PROBLEM:
Transcribe the whole listing without a single picture.

-- Begin SUPPLIED MATERIAL --

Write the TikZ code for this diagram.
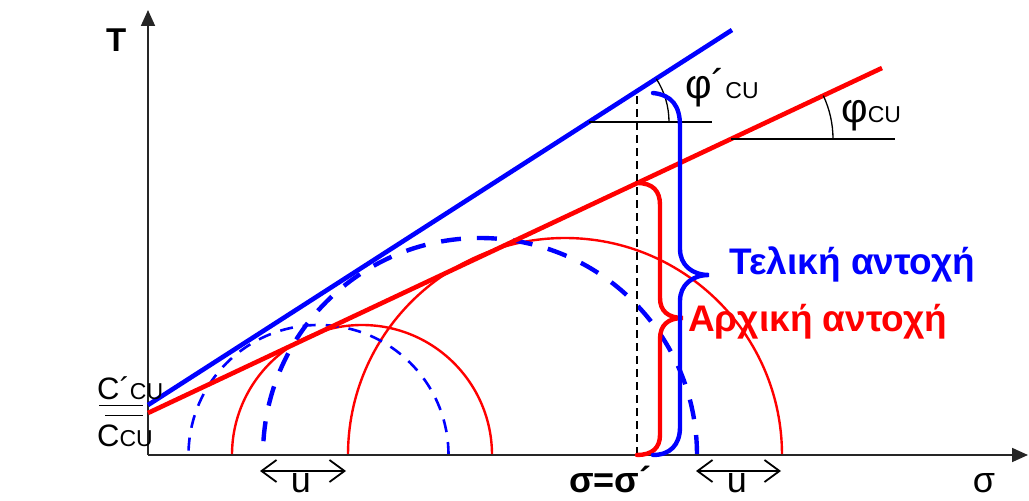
\documentclass[tikz,border=0pt]{standalone}
\usepackage{fontspec}
\setmainfont{Liberation Sans}
\usetikzlibrary{arrows.meta}
\definecolor{envred}{RGB}{255,0,0}
\definecolor{envblue}{RGB}{0,0,255}
\newcommand{\bigsz}[1]{{\fontsize{37}{40}\selectfont #1}}
\newcommand{\phisz}[1]{{\fontsize{41}{44}\selectfont #1}}
\newcommand{\axsz}[1]{{\fontsize{36}{38}\selectfont #1}}
\newcommand{\subsz}[1]{{\fontsize{23}{25}\selectfont #1}}
\tikzset{
  axisline/.style={line width=1.8pt, black!85, -{Triangle[length=16pt,width=14pt]}},
  envelope/.style={line width=4.6pt},
  mohr/.style={line width=2.4pt, envred},
  thickdash/.style={line width=4.4pt, envblue, dash pattern=on 20pt off 16pt},
  thindash/.style={line width=2.6pt, envblue, dash pattern=on 13pt off 10pt},
  thinline/.style={line width=1.3pt, black},
  brace/.style={line width=4.4pt, line cap=round},
  ushift/.style={line width=1.8pt, {Straight Barb[length=15pt,width=22pt]}-{Straight Barb[length=15pt,width=22pt]}},
  lbl/.style={inner sep=0pt, anchor=base west}
}
\begin{document}
\begin{tikzpicture}[x=1pt, y=1pt]
  \useasboundingbox (0,0) rectangle (1029,501);
  \coordinate (O) at (148,46);
  \coordinate (Ttop) at (148,491);
  \coordinate (Send) at (1028,46);
  % envelopes
  \coordinate (B0) at (148,96);
  \coordinate (B1) at (732,471);
  \coordinate (R0) at (148,88);
  \coordinate (R1) at (882,433);
  % circle centres
  \coordinate (c1) at (362,46);
  \coordinate (c2) at (565,46);
  \coordinate (d1) at (318.5,46);
  \coordinate (d2) at (480,46);
  % Mohr circles
  \draw[mohr] (c1) ++(130,0) arc[start angle=0, end angle=180, radius=130pt];
  \draw[mohr] (c2) ++(217,0) arc[start angle=0, end angle=180, radius=217pt];
  \draw[thindash] (d1) ++(130,0) arc[start angle=0, end angle=180, radius=130pt];
  \draw[thickdash] (d2) ++(217,0) arc[start angle=0, end angle=180, radius=217pt];
  % axes
  \draw[axisline] (O) -- (Ttop);
  \draw[axisline] (O) -- (Send);
  \node[lbl, font=\bfseries\fontsize{33}{36}\selectfont] (tau) at (106,449) {T};
  \node[lbl, anchor=base] (sig) at (984,9) {\axsz{σ}};
  % envelope lines
  \draw[envelope, envblue] (B0) -- (B1);
  \draw[envelope, envred] (R0) -- (R1);
  % cohesion marks
  \coordinate (cb) at (143,95.5);
  \coordinate (cr) at (143,85.5);
  \draw[thinline] (cb) -- (99,95.5);
  \draw[thinline] (cr) -- (105,85.5);
  \node[lbl] (cbl) at (97,101) {{\fontsize{31}{33}\selectfont C´}\subsz{CU}};
  \node[lbl] (crl) at (97,54) {{\fontsize{31}{33}\selectfont C}\subsz{CU}};
  % friction angles
  \coordinate (Pb) at (589,379);
  \coordinate (Pr) at (731,362);
  \draw[thinline] (Pb) -- (712,379);
  \draw[thinline] (Pr) -- (895,362);
  \draw[thinline] (Pb) ++(80,0) arc[start angle=0, end angle=32.7, radius=80pt];
  \draw[thinline] (Pr) ++(102,0) arc[start angle=0, end angle=25.2, radius=102pt];
  \node[lbl] (phib) at (685,402) {\phisz{φ´}\subsz{CU}};
  \node[lbl] (phir) at (841,378) {\phisz{φ}\subsz{CU}};
  % sigma = sigma'
  \coordinate (Dtop) at (637,410);
  \coordinate (Dbot) at (637,46);
  \draw[thinline, line width=1.2pt, dash pattern=on 8pt off 5pt] (Dbot) -- (Dtop);
  \node[lbl, font=\bfseries] (eq) at (569,9) {\axsz{σ=σ´}};
  % braces
  \draw[brace, envred] (637,318) .. controls (653,318) and (660,310) .. (660,296)
    -- (660,203) .. controls (660,190) and (668,183) .. (683,183)
    .. controls (668,183) and (660,176) .. (660,162)
    -- (660,66) .. controls (660,53) and (652,46) .. (637,46);
  \draw[brace, envblue] (653,408) .. controls (672,406) and (680,395) .. (680,375)
    -- (680,252) .. controls (680,236) and (692,226) .. (709,226)
    .. controls (692,226) and (680,216) .. (680,200)
    -- (680,74) .. controls (680,56) and (670,46) .. (653,46);
  \node[lbl, envblue, font=\bfseries] (fin) at (729,226) {\bigsz{Τελική αντοχή}};
  \node[lbl, envred, font=\bfseries] (ini) at (688,169) {\bigsz{Αρχική αντοχή}};
  % pore pressure shifts
  \coordinate (u1a) at (260,30);
  \coordinate (u1b) at (346,30);
  \coordinate (u2a) at (696,30);
  \coordinate (u2b) at (781,30);
  \draw[ushift] (u1a) -- (u1b);
  \draw[ushift] (u2a) -- (u2b);
  \node[lbl, anchor=base] (u1) at (301,9) {\axsz{u}};
  \node[lbl, anchor=base] (u2) at (737,9) {\axsz{u}};
\end{tikzpicture}
\end{document}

-- End SUPPLIED MATERIAL --

ANSWER TO THIS TASK:
Write the TikZ code for this diagram.
\documentclass[tikz,border=0pt]{standalone}
\usepackage{fontspec}
\setmainfont{Liberation Sans}
\usetikzlibrary{arrows.meta}
\definecolor{envred}{RGB}{255,0,0}
\definecolor{envblue}{RGB}{0,0,255}
\newcommand{\bigsz}[1]{{\fontsize{37}{40}\selectfont #1}}
\newcommand{\phisz}[1]{{\fontsize{41}{44}\selectfont #1}}
\newcommand{\axsz}[1]{{\fontsize{36}{38}\selectfont #1}}
\newcommand{\subsz}[1]{{\fontsize{23}{25}\selectfont #1}}
\tikzset{
  axisline/.style={line width=1.8pt, black!85, -{Triangle[length=16pt,width=14pt]}},
  envelope/.style={line width=4.6pt},
  mohr/.style={line width=2.4pt, envred},
  thickdash/.style={line width=4.4pt, envblue, dash pattern=on 20pt off 16pt},
  thindash/.style={line width=2.6pt, envblue, dash pattern=on 13pt off 10pt},
  thinline/.style={line width=1.3pt, black},
  brace/.style={line width=4.4pt, line cap=round},
  ushift/.style={line width=1.8pt, {Straight Barb[length=15pt,width=22pt]}-{Straight Barb[length=15pt,width=22pt]}},
  lbl/.style={inner sep=0pt, anchor=base west}
}
\begin{document}
\begin{tikzpicture}[x=1pt, y=1pt]
  \useasboundingbox (0,0) rectangle (1029,501);
  \coordinate (O) at (148,46);
  \coordinate (Ttop) at (148,491);
  \coordinate (Send) at (1028,46);
  % envelopes
  \coordinate (B0) at (148,96);
  \coordinate (B1) at (732,471);
  \coordinate (R0) at (148,88);
  \coordinate (R1) at (882,433);
  % circle centres
  \coordinate (c1) at (362,46);
  \coordinate (c2) at (565,46);
  \coordinate (d1) at (318.5,46);
  \coordinate (d2) at (480,46);
  % Mohr circles
  \draw[mohr] (c1) ++(130,0) arc[start angle=0, end angle=180, radius=130pt];
  \draw[mohr] (c2) ++(217,0) arc[start angle=0, end angle=180, radius=217pt];
  \draw[thindash] (d1) ++(130,0) arc[start angle=0, end angle=180, radius=130pt];
  \draw[thickdash] (d2) ++(217,0) arc[start angle=0, end angle=180, radius=217pt];
  % axes
  \draw[axisline] (O) -- (Ttop);
  \draw[axisline] (O) -- (Send);
  \node[lbl, font=\bfseries\fontsize{33}{36}\selectfont] (tau) at (106,449) {T};
  \node[lbl, anchor=base] (sig) at (984,9) {\axsz{σ}};
  % envelope lines
  \draw[envelope, envblue] (B0) -- (B1);
  \draw[envelope, envred] (R0) -- (R1);
  % cohesion marks
  \coordinate (cb) at (143,95.5);
  \coordinate (cr) at (143,85.5);
  \draw[thinline] (cb) -- (99,95.5);
  \draw[thinline] (cr) -- (105,85.5);
  \node[lbl] (cbl) at (97,101) {{\fontsize{31}{33}\selectfont C´}\subsz{CU}};
  \node[lbl] (crl) at (97,54) {{\fontsize{31}{33}\selectfont C}\subsz{CU}};
  % friction angles
  \coordinate (Pb) at (589,379);
  \coordinate (Pr) at (731,362);
  \draw[thinline] (Pb) -- (712,379);
  \draw[thinline] (Pr) -- (895,362);
  \draw[thinline] (Pb) ++(80,0) arc[start angle=0, end angle=32.7, radius=80pt];
  \draw[thinline] (Pr) ++(102,0) arc[start angle=0, end angle=25.2, radius=102pt];
  \node[lbl] (phib) at (685,402) {\phisz{φ´}\subsz{CU}};
  \node[lbl] (phir) at (841,378) {\phisz{φ}\subsz{CU}};
  % sigma = sigma'
  \coordinate (Dtop) at (637,410);
  \coordinate (Dbot) at (637,46);
  \draw[thinline, line width=1.2pt, dash pattern=on 8pt off 5pt] (Dbot) -- (Dtop);
  \node[lbl, font=\bfseries] (eq) at (569,9) {\axsz{σ=σ´}};
  % braces
  \draw[brace, envred] (637,318) .. controls (653,318) and (660,310) .. (660,296)
    -- (660,203) .. controls (660,190) and (668,183) .. (683,183)
    .. controls (668,183) and (660,176) .. (660,162)
    -- (660,66) .. controls (660,53) and (652,46) .. (637,46);
  \draw[brace, envblue] (653,408) .. controls (672,406) and (680,395) .. (680,375)
    -- (680,252) .. controls (680,236) and (692,226) .. (709,226)
    .. controls (692,226) and (680,216) .. (680,200)
    -- (680,74) .. controls (680,56) and (670,46) .. (653,46);
  \node[lbl, envblue, font=\bfseries] (fin) at (729,226) {\bigsz{Τελική αντοχή}};
  \node[lbl, envred, font=\bfseries] (ini) at (688,169) {\bigsz{Αρχική αντοχή}};
  % pore pressure shifts
  \coordinate (u1a) at (260,30);
  \coordinate (u1b) at (346,30);
  \coordinate (u2a) at (696,30);
  \coordinate (u2b) at (781,30);
  \draw[ushift] (u1a) -- (u1b);
  \draw[ushift] (u2a) -- (u2b);
  \node[lbl, anchor=base] (u1) at (301,9) {\axsz{u}};
  \node[lbl, anchor=base] (u2) at (737,9) {\axsz{u}};
\end{tikzpicture}
\end{document}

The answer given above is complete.